Task prompt: Check each line below for "with" and report how many have it, nothing else.

--- START OF Data for the task ---

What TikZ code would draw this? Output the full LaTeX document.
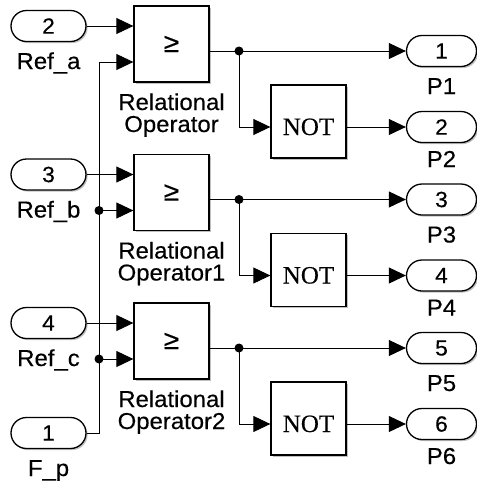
\documentclass[tikz,border=0pt]{standalone}
\usepackage{fontspec}
\setmainfont{Liberation Sans}[FakeStretch=1.04,FakeBold=0.35]
\newfontfamily\notfont{Liberation Serif}[FakeBold=0.3]
\usetikzlibrary{arrows.meta,shadows,shapes.misc}
\begin{document}
\begin{tikzpicture}[x=1pt,y=-1pt,
  conn/.style={line width=0.9pt},
  arr/.style={conn,-{Triangle[length=17pt,width=16pt]}},
  shad/.style={drop shadow={shadow xshift=1.6pt,shadow yshift=-1.6pt,fill=black!45,opacity=0.55}},
  blk/.style={draw,line width=1.3pt,fill=white,minimum width=75pt,minimum height=76pt,inner sep=0pt,shad,font=\fontsize{27}{27}\selectfont},
  notblk/.style={draw,line width=1.3pt,fill=white,minimum width=75pt,minimum height=73pt,inner sep=0pt,shad},
  nottxt/.style={anchor=base,inner sep=0pt,font=\notfont\fontsize{25}{25}\selectfont},
  pill/.style={draw,rounded rectangle,line width=1.3pt,fill=white,minimum width=75pt,minimum height=31pt,inner sep=0pt,shad,font=\fontsize{22}{22}\selectfont},
  opill/.style={pill,minimum width=70pt},
  lbl/.style={anchor=base,inner sep=0pt,font=\fontsize{23}{23}\selectfont},
  dot/.style={circle,fill,inner sep=0pt,minimum size=9pt}
]
\useasboundingbox (0,0) rectangle (477,483);
% ---------- inputs
\node[pill] (ra) at (48.5,26) {2};
\node[lbl] (rat) at (48.5,69) {Ref\_a};
\node[pill] (rb) at (48.5,174.5) {3};
\node[lbl] (rbt) at (48.5,217.5) {Ref\_b};
\node[pill] (rc) at (48.5,323) {4};
\node[lbl] (rct) at (48.5,366) {Ref\_c};
\node[pill] (fp) at (48.5,433) {1};
\node[lbl] (fpt) at (48.5,476) {F\_p};
% ---------- relational operators
\node[blk] (ba) at (171.5,44) {≥};
\node[blk] (bb) at (171.5,192.5) {≥};
\node[blk] (bc) at (171.5,341) {≥};
\node[lbl] (bat1) at (171.5,110) {Relational};
\node[lbl] (bat2) at (171.5,132) {Operator};
\node[lbl] (bbt1) at (171.5,258.5) {Relational};
\node[lbl] (bbt2) at (171.5,280.5) {Operator1};
\node[lbl] (bct1) at (171.5,407) {Relational};
\node[lbl] (bct2) at (171.5,429) {Operator2};
% ---------- NOT blocks
\node[notblk] (na) at (308.5,121.5) {};
\node[nottxt] (nat) at (308.5,135) {NOT};
\node[notblk] (nb) at (308.5,270) {};
\node[nottxt] (nbt) at (308.5,283.5) {NOT};
\node[notblk] (nc) at (308.5,418.5) {};
\node[nottxt] (nct) at (308.5,432) {NOT};
% ---------- outputs
\node[opill] (p1) at (441.5,51) {1};
\node[lbl] (p1t) at (441.5,94) {P1};
\node[opill] (p2) at (441.5,127) {2};
\node[lbl] (p2t) at (441.5,167) {P2};
\node[opill] (p3) at (441.5,199.5) {3};
\node[lbl] (p3t) at (441.5,242.5) {P3};
\node[opill] (p4) at (441.5,275.5) {4};
\node[lbl] (p4t) at (441.5,315.5) {P4};
\node[opill] (p5) at (441.5,348) {5};
\node[lbl] (p5t) at (441.5,391) {P5};
\node[opill] (p6) at (441.5,424) {6};
\node[lbl] (p6t) at (441.5,464) {P6};
% ---------- junctions
\coordinate (ja) at (99,62);
\node[dot] (jb) at (99,210.5) {};
\node[dot] (jc) at (99,359) {};
\node[dot] (oa) at (239,51) {};
\node[dot] (ob) at (239,199.5) {};
\node[dot] (oc) at (239,348) {};
\coordinate (qa) at (239,127);
\coordinate (qb) at (239,275.5);
\coordinate (qc) at (239,424);
% ---------- connectors
\draw[arr] (ra.east) -- (ra.east -| ba.west);
\draw[arr] (rb.east) -- (rb.east -| bb.west);
\draw[arr] (rc.east) -- (rc.east -| bc.west);
\draw[conn] (fp.east) -| (ja);
\draw[arr] (ja) -- (ja -| ba.west);
\draw[arr] (jb.center) -- (jb -| bb.west);
\draw[arr] (jc.center) -- (jc -| bc.west);
\draw[conn] (oa -| ba.east) -- (oa.center);
\draw[conn] (ob -| bb.east) -- (ob.center);
\draw[conn] (oc -| bc.east) -- (oc.center);
\draw[arr] (oa.center) -- (oa -| p1.west);
\draw[arr] (ob.center) -- (ob -| p3.west);
\draw[arr] (oc.center) -- (oc -| p5.west);
\draw[conn] (oa.center) -- (qa);
\draw[conn] (ob.center) -- (qb);
\draw[conn] (oc.center) -- (qc);
\draw[arr] (qa) -- (qa -| na.west);
\draw[arr] (qb) -- (qb -| nb.west);
\draw[arr] (qc) -- (qc -| nc.west);
\draw[arr] (qa -| na.east) -- (qa -| p2.west);
\draw[arr] (qb -| nb.east) -- (qb -| p4.west);
\draw[arr] (qc -| nc.east) -- (qc -| p6.west);
\end{tikzpicture}
\end{document}
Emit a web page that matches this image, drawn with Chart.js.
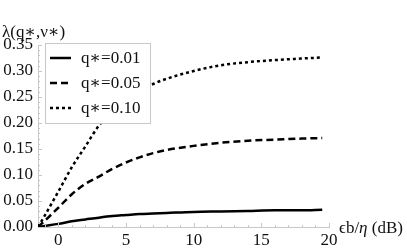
<!DOCTYPE html>
<html>
<head>
<meta charset="utf-8">
<script src="https://cdn.jsdelivr.net/npm/chart.js@4"></script>
<style>
  body { margin: 0; background: #fff; }
  #wrap { width: 407px; height: 252px; position: relative; }
</style>
</head>
<body>
<div id="wrap"><canvas id="chart"></canvas></div>
<script>
// x values in dB
const dbValues = [-1.5, -1, 0, 1, 2, 3, 4, 5, 6, 7, 8, 10, 12, 14, 16, 18, 19.5];
// lambda for each q*
const q01 = [0, 0.002, 0.006, 0.011, 0.0145, 0.018, 0.021, 0.023, 0.025, 0.026, 0.027, 0.029, 0.030, 0.031, 0.032, 0.032, 0.033];
const q05 = [0, 0.012, 0.037, 0.063, 0.083, 0.097, 0.112, 0.124, 0.134, 0.142, 0.148, 0.156, 0.162, 0.166, 0.168, 0.170, 0.171];
const q10 = [0, 0.022, 0.068, 0.115, 0.155, 0.195, 0.222, 0.245, 0.262, 0.275, 0.285, 0.300, 0.311, 0.317, 0.321, 0.324, 0.326];
const seriesLabels = ["q\u2217=0.01", "q\u2217=0.05", "q\u2217=0.10"];
const xTicks = [0, 5, 10, 15, 20];

const serif = "'Liberation Serif', 'DejaVu Serif', serif";
const axisGray = "#c8c8c8";

function toPoints(ys) {
  return dbValues.map((x, i) => ({ x: x, y: ys[i] }));
}

// draws minor ticks, axis titles and the boxed legend
const extrasPlugin = {
  id: "extras",
  afterDraw(chart) {
    const ctx = chart.ctx;
    const xs = chart.scales.x;
    const ys = chart.scales.y;
    const area = chart.chartArea;
    ctx.save();
    ctx.strokeStyle = axisGray;
    ctx.lineWidth = 1;
    ctx.beginPath();
    for (let v = -1; v <= 20; v++) {
      const px = Math.round(xs.getPixelForValue(v)) + 0.5;
      const len = v % 5 === 0 ? 4 : 2;
      ctx.moveTo(px, area.bottom);
      ctx.lineTo(px, area.bottom - len);
    }
    for (let i = 0; i <= 35; i++) {
      const py = Math.round(ys.getPixelForValue(i / 100)) + 0.5;
      const len = i % 5 === 0 ? 4 : 2;
      ctx.moveTo(area.left, py);
      ctx.lineTo(area.left + len, py);
    }
    ctx.stroke();

    // axis titles
    ctx.fillStyle = "#111";
    ctx.textBaseline = "alphabetic";
    ctx.textAlign = "left";
    ctx.font = "17px " + serif;
    ctx.fillText("\u03bb(q\u2217,\u03bd\u2217)", 2, 37);

    let tx = 339;
    const ty = 233;
    ctx.font = "17px " + serif;
    ctx.fillText("\u03f5b/", tx, ty);
    tx += ctx.measureText("\u03f5b/").width;
    ctx.font = "italic 17px " + serif;
    ctx.fillText("\u03b7", tx, ty);
    tx += ctx.measureText("\u03b7").width;
    ctx.font = "17px " + serif;
    ctx.fillText(" (dB)", tx, ty);

    // legend box
    ctx.fillStyle = "#fff";
    ctx.fillRect(45.5, 43.5, 105, 80);
    ctx.strokeStyle = axisGray;
    ctx.strokeRect(45.5, 43.5, 105, 80);
    ctx.font = "17px " + serif;
    ctx.textBaseline = "middle";
    chart.data.datasets.forEach((ds, i) => {
      const ly = 58 + 25 * i;
      ctx.strokeStyle = "#000";
      ctx.lineWidth = ds.borderWidth;
      ctx.setLineDash(ds.borderDash || []);
      ctx.beginPath();
      ctx.moveTo(50, ly);
      ctx.lineTo(71, ly);
      ctx.stroke();
      ctx.setLineDash([]);
      ctx.fillStyle = "#111";
      ctx.fillText(ds.label, 81, ly + 1);
    });
    ctx.restore();
  }
};

const ctx = document.getElementById("chart").getContext("2d");
new Chart(ctx, {
  type: "line",
  data: {
    datasets: [
      { label: seriesLabels[0], data: toPoints(q01), borderColor: "#000", borderWidth: 2.5, borderDash: [] },
      { label: seriesLabels[1], data: toPoints(q05), borderColor: "#000", borderWidth: 2.5, borderDash: [7, 4] },
      { label: seriesLabels[2], data: toPoints(q10), borderColor: "#000", borderWidth: 2.5, borderDash: [3, 3] }
    ]
  },
  options: {
    responsive: true,
    maintainAspectRatio: false,
    animation: false,
    elements: {
      point: { radius: 0 },
      line: { cubicInterpolationMode: "monotone", fill: false }
    },
    layout: { padding: { top: 45, right: 78, left: 0, bottom: 0 } },
    scales: {
      x: {
        type: "linear",
        min: -1.5,
        max: 20,
        afterBuildTicks: (s) => { s.ticks = xTicks.map(v => ({ value: v })); },
        afterFit: (s) => { s.height = 25; },
        grid: { display: true, drawOnChartArea: false, drawTicks: false, color: axisGray },
        border: { display: true, color: axisGray },
        ticks: { color: "#111", font: { family: serif, size: 17 }, padding: 3, maxRotation: 0 }
      },
      y: {
        min: 0,
        max: 0.35,
        afterFit: (s) => { s.width = 38; },
        grid: { display: true, drawOnChartArea: false, drawTicks: false, color: axisGray },
        border: { display: true, color: axisGray },
        ticks: {
          stepSize: 0.05,
          autoSkip: false,
          color: "#111",
          font: { family: serif, size: 17 },
          padding: 5,
          callback: (v) => v.toFixed(2)
        }
      }
    },
    plugins: {
      legend: { display: false },
      tooltip: { enabled: false }
    }
  },
  plugins: [extrasPlugin]
});
</script>
</body>
</html>
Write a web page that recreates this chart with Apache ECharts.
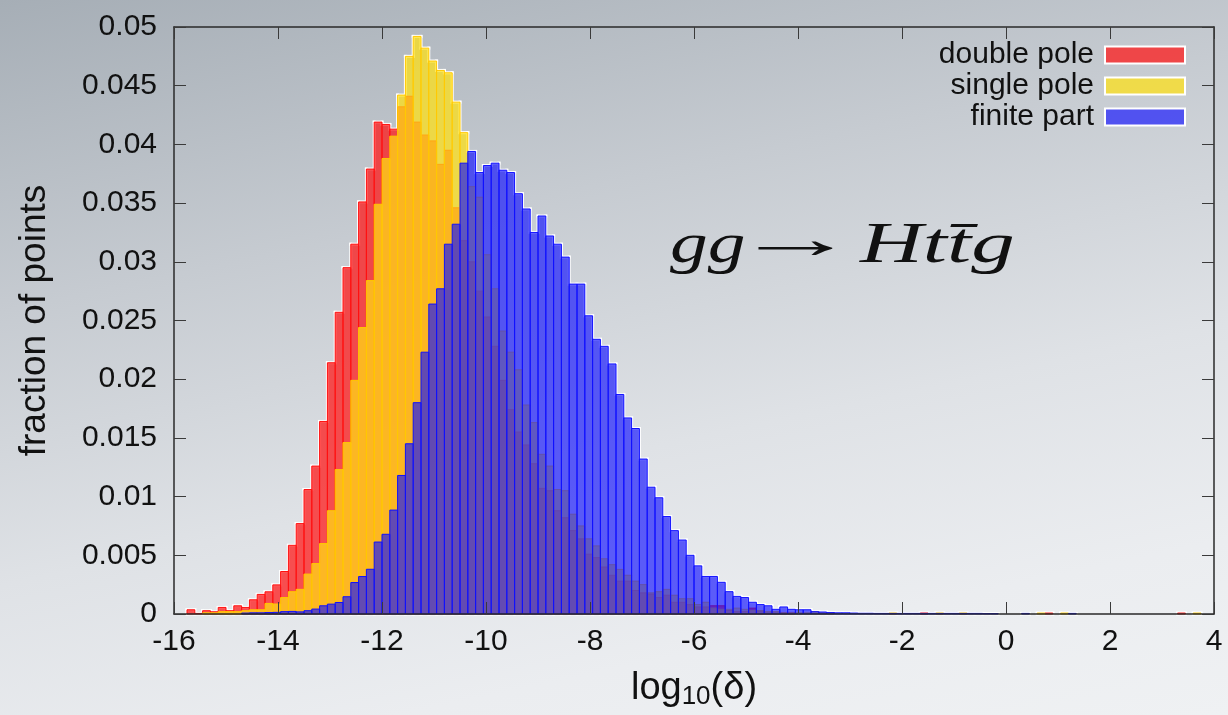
<!DOCTYPE html>
<html>
<head>
<meta charset="utf-8">
<title>fraction of points vs log10(δ)</title>
<script src="https://cdn.jsdelivr.net/npm/echarts@6/dist/echarts.min.js"></script>
<style>
  html, body { margin: 0; padding: 0; }
  body {
    width: 1228px; height: 715px; overflow: hidden;
    background: linear-gradient(168deg, #a6aeb6 0%, #c6cbd1 32%, #dfe2e6 60%, #ebedf0 82%, #eff1f3 100%);
  }
  #chart { width: 1228px; height: 715px; }
</style>
</head>
<body>
<div id="chart"></div>
<script>
// histogram bins: width 0.15, left edge of bin i = (firstBin + i) * binWidth
const binWidth = 0.15
const firstBin = -106

const seriesNames = ['double pole', 'single pole', 'finite part']

const doublePole = [
  0, 0.00036, 0.00005, 0.00028, 0.00019, 0.00056, 0.00028, 0.0007, 0.00056, 0.00121,
  0.00167, 0.00189, 0.00248, 0.00362, 0.00585, 0.0077, 0.0106, 0.0126, 0.0164, 0.0214,
  0.0257, 0.0295, 0.0315, 0.0351, 0.0379, 0.0419, 0.0417, 0.0413, 0.0432, 0.0441,
  0.0419, 0.0408, 0.0403, 0.0383, 0.0395, 0.0346, 0.0318, 0.0300, 0.0275, 0.0253,
  0.0228, 0.0199, 0.0174, 0.0155, 0.0144, 0.0128, 0.0107, 0.0105, 0.0088, 0.0082,
  0.0071, 0.0064, 0.0051, 0.0048, 0.0040, 0.0033, 0.0028, 0.0028, 0.0020, 0.0018,
  0.0017, 0.0014, 0.0016, 0.0010, 0.0010, 0.0008, 0.0006, 0.0006, 0.0007, 0.0007,
  0.0003, 0.0002, 0.0002, 0.0005, 0.0002, 0.0001, 0.0001, 0.0001, 0.0001, 0,
  0, 0, 0, 0, 0, 0, 0, 0, 0, 0,
  0, 0, 0, 0, 0, 0.00008, 0, 0, 0, 0,
  0, 0, 0, 0, 0, 0, 0, 0, 0, 0,
  0, 0.00008, 0, 0, 0, 0, 0, 0, 0, 0,
  0, 0, 0, 0, 0, 0, 0, 0, 0.00008, 0,
  0, 0
]

const singlePole = [
  0, 0, 0, 0.0001, 0.0001, 0.0002, 0.0002, 0.0002, 0.00028, 0.00036,
  0.00036, 0.0009, 0.00085, 0.0014, 0.0019, 0.0021, 0.0034, 0.0043, 0.006, 0.0088,
  0.0123, 0.0146, 0.0199, 0.0244, 0.0284, 0.0349, 0.0388, 0.0407, 0.0442, 0.0475,
  0.0492, 0.0482, 0.0471, 0.0463, 0.0461, 0.0436, 0.0410, 0.0364, 0.0355, 0.0306,
  0.0277, 0.0241, 0.0223, 0.0208, 0.0178, 0.0163, 0.0136, 0.0126, 0.0106, 0.0105,
  0.0085, 0.0075, 0.0064, 0.0058, 0.0047, 0.0042, 0.0038, 0.0033, 0.0028, 0.0025,
  0.0018, 0.0019, 0.0021, 0.0016, 0.0013, 0.0013, 0.0008, 0.0010, 0.0005, 0.0004,
  0.0004, 0.0005, 0.0004, 0.0003, 0.0003, 0.0002, 0.0002, 0.0001, 0.0001, 0.0001,
  0.0001, 0.0002, 0.0001, 0.00012, 0, 0, 0, 0, 0, 0,
  0, 0.00008, 0, 0, 0, 0, 0, 0.00008, 0, 0,
  0.00008, 0, 0, 0, 0, 0, 0, 0, 0, 0,
  0.00008, 0, 0, 0.00008, 0, 0, 0, 0, 0, 0,
  0, 0, 0, 0, 0, 0, 0, 0, 0, 0,
  0.00008, 0
]

const finitePart = [
  0, 0, 0, 0, 0, 0, 0, 0, 0.00008, 0.0001,
  0.0001, 0.00012, 0.00014, 0.0002, 0.00022, 0.00018, 0.00028, 0.00042, 0.0007, 0.00084,
  0.00098, 0.00147, 0.00268, 0.00319, 0.00381, 0.00613, 0.00679, 0.00885, 0.0118, 0.0145,
  0.018, 0.0223, 0.0264, 0.0277, 0.0315, 0.0332, 0.0384, 0.0394, 0.0376, 0.0382,
  0.0384, 0.0378, 0.0376, 0.0358, 0.0345, 0.0325, 0.0339, 0.0322, 0.0315, 0.0304,
  0.0281, 0.0281, 0.0254, 0.0234, 0.0228, 0.0213, 0.0187, 0.0167, 0.0158, 0.0132,
  0.0108, 0.0099, 0.0083, 0.0071, 0.0063, 0.0050, 0.0041, 0.0032, 0.0032, 0.0027,
  0.0019, 0.0015, 0.0014, 0.0010, 0.0008, 0.0007, 0.0004, 0.0006, 0.0004, 0.00036,
  0.00036, 0.0002, 0.00017, 0.00012, 0.0001, 0.0001, 0.00008, 0.00006, 0.00006, 0.00005,
  0.00005, 0.00005, 0.00005, 0.00005, 0.00005, 0.00005, 0.00005, 0.00005, 0.00005, 0.00005,
  0.00005, 0.00005, 0.00005, 0.00004, 0.00004, 0, 0, 0, 0.00005, 0,
  0, 0, 0, 0, 0.00005, 0, 0, 0, 0, 0,
  0, 0, 0, 0, 0, 0, 0, 0, 0, 0,
  0, 0
]

const xTicks = { min: -16, max: 4, interval: 2 }
const yTicks = { min: 0, max: 0.05, interval: 0.005 }

const sans = '"Liberation Sans", Arial, sans-serif'
const serif = '"Liberation Serif", "DejaVu Serif", serif'

const binEdge = i => Math.round((firstBin + i) * binWidth * 100) / 100
const toData = arr => arr.map((v, i) => [binEdge(i), v])

// outer outline of all three histograms (white halo)
const envelope = doublePole.map((v, i) => Math.max(v, singlePole[i], finitePart[i]))
const envelopeData = envelope.map((v, i) => [binEdge(i), v, i ? envelope[i - 1] : 0])

const barItem = (fill, stroke) => (params, api) => {
  const v = api.value(1)
  if (!v) return null
  const a = api.coord([api.value(0), 0])
  const b = api.coord([api.value(0) + binWidth, v])
  return {
    type: 'rect',
    shape: { x: a[0], y: b[1], width: b[0] - a[0], height: a[1] - b[1] },
    style: { fill: fill, stroke: stroke, lineWidth: 1 }
  }
}

const haloItem = (params, api) => {
  const x0 = api.value(0), v = api.value(1), prev = api.value(2)
  const a = api.coord([x0, 0])
  const b = api.coord([x0 + binWidth, v])
  const p = api.coord([x0, prev])
  const line = { stroke: '#ffffff', lineWidth: 3, lineCap: 'square' }
  const children = []
  if (v !== prev) {
    children.push({ type: 'line', shape: { x1: a[0], y1: p[1], x2: a[0], y2: b[1] }, style: line })
  }
  if (v > 0) {
    children.push({ type: 'line', shape: { x1: a[0], y1: b[1], x2: b[0], y2: b[1] }, style: line })
    children.push({ type: 'line', shape: { x1: a[0], y1: a[1], x2: b[0], y2: a[1] }, style: line })
  }
  return { type: 'group', children: children }
}

const colors = {
  red: 'rgba(255, 20, 20, 0.72)',
  yellow: 'rgba(255, 225, 20, 0.72)',
  blue: 'rgba(15, 15, 255, 0.65)'
}

const chart = echarts.init(document.getElementById('chart'))

const frameAxis = {
  axisLine: { show: true, onZero: false, lineStyle: { color: '#2a2a2a', width: 1.5 } },
  axisTick: { show: true, inside: true, length: 12, lineStyle: { color: '#3a3a3a', width: 1 } },
  splitLine: { show: false },
  z: 10
}

chart.setOption({
  animation: false,
  backgroundColor: 'transparent',
  grid: { left: 174, right: 14, top: 27, bottom: 98 },
  legend: {
    orient: 'vertical',
    right: 37,
    top: 35,
    align: 'right',
    icon: 'rect',
    itemWidth: 80,
    itemHeight: 17,
    itemGap: 1,
    textStyle: { fontSize: 30, color: '#111', fontFamily: sans, lineHeight: 30, padding: [0, 6, 0, 0] },
    itemStyle: { borderColor: '#ffffff', borderWidth: 2 },
    data: seriesNames
  },
  xAxis: [
    Object.assign({
      type: 'value', position: 'bottom',
      min: xTicks.min, max: xTicks.max, interval: xTicks.interval,
      axisLabel: { fontSize: 30, color: '#111', fontFamily: sans, margin: 13 },
      name: '{a|log}{b|10}{a|(δ)}',
      nameLocation: 'middle',
      nameGap: 54,
      nameTextStyle: {
        rich: {
          a: { fontSize: 38, fontFamily: sans, color: '#111' },
          b: { fontSize: 26, fontFamily: sans, color: '#111', verticalAlign: 'bottom', padding: [16, 0, 0, 0] }
        }
      }
    }, frameAxis),
    Object.assign({
      type: 'value', position: 'top',
      min: xTicks.min, max: xTicks.max, interval: xTicks.interval,
      axisLabel: { show: false }
    }, frameAxis)
  ],
  yAxis: [
    Object.assign({
      type: 'value', position: 'left',
      min: yTicks.min, max: yTicks.max, interval: yTicks.interval,
      axisLabel: { fontSize: 30, color: '#111', fontFamily: sans, margin: 17, formatter: v => String(+v.toFixed(3)) },
      name: 'fraction of points',
      nameLocation: 'middle',
      nameGap: 121,
      nameTextStyle: { fontSize: 37, color: '#111', fontFamily: sans }
    }, frameAxis),
    Object.assign({
      type: 'value', position: 'right',
      min: yTicks.min, max: yTicks.max, interval: yTicks.interval,
      axisLabel: { show: false }
    }, frameAxis)
  ],
  graphic: [
    { type: 'text', x: 670, y: 218, scaleX: 1.3, style: { text: 'gg', font: 'italic 58px ' + serif, fill: '#111' } },
    { type: 'text', x: 733, y: 214, scaleX: 2.15, style: { text: '→', font: '58px ' + serif, fill: '#111' } },
    { type: 'text', x: 860, y: 218, scaleX: 1.5, style: { text: 'Htt\u0304g', font: 'italic 58px ' + serif, fill: '#111' } }
  ],
  series: [
    {
      name: 'halo', type: 'custom', renderItem: haloItem, data: envelopeData, z: 1,
      encode: { x: 0, y: 1 }, silent: true
    },
    {
      name: seriesNames[0], type: 'custom', renderItem: barItem(colors.red, '#ff1010'),
      data: toData(doublePole), z: 2, encode: { x: 0, y: 1 },
      itemStyle: { color: colors.red }
    },
    {
      name: seriesNames[1], type: 'custom', renderItem: barItem(colors.yellow, '#ffc800'),
      data: toData(singlePole), z: 3, encode: { x: 0, y: 1 },
      itemStyle: { color: colors.yellow }
    },
    {
      name: seriesNames[2], type: 'custom', renderItem: barItem(colors.blue, '#1010ff'),
      data: toData(finitePart), z: 4, encode: { x: 0, y: 1 },
      itemStyle: { color: colors.blue }
    }
  ]
})
</script>
</body>
</html>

--- END OF Data for the task ---

Result of the task: 2